> Short problem: Copy all lines that contain the word "draw".

> Supplied material:

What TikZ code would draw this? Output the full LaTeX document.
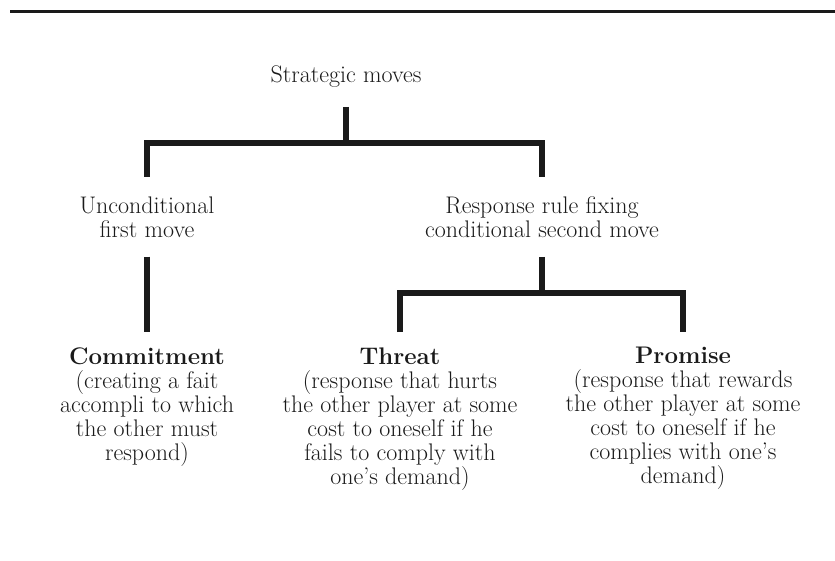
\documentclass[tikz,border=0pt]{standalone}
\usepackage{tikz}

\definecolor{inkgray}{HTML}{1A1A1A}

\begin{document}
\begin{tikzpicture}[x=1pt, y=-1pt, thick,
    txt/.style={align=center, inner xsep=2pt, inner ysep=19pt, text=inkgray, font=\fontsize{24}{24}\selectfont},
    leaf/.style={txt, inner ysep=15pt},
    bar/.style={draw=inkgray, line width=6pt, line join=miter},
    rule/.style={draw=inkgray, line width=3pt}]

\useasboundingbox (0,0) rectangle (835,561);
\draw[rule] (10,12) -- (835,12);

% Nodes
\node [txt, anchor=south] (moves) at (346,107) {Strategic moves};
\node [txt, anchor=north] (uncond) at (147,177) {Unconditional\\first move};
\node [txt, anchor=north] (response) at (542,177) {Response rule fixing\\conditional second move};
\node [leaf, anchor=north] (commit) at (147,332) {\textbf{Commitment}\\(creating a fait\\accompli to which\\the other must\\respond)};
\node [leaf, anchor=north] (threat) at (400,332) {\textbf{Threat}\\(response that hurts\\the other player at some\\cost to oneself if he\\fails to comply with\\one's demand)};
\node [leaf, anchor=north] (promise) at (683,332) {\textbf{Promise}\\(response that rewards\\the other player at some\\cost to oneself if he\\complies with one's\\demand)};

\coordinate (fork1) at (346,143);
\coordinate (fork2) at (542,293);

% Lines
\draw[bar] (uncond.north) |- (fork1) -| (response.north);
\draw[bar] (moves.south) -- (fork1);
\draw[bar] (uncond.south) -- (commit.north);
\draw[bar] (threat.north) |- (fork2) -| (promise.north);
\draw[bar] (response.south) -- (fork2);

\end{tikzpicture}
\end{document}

> Written solution:
What TikZ code would draw this? Output the full LaTeX document.
    bar/.style={draw=inkgray, line width=6pt, line join=miter},
    rule/.style={draw=inkgray, line width=3pt}]
\draw[rule] (10,12) -- (835,12);
\draw[bar] (uncond.north) |- (fork1) -| (response.north);
\draw[bar] (moves.south) -- (fork1);
\draw[bar] (uncond.south) -- (commit.north);
\draw[bar] (threat.north) |- (fork2) -| (promise.north);
\draw[bar] (response.south) -- (fork2);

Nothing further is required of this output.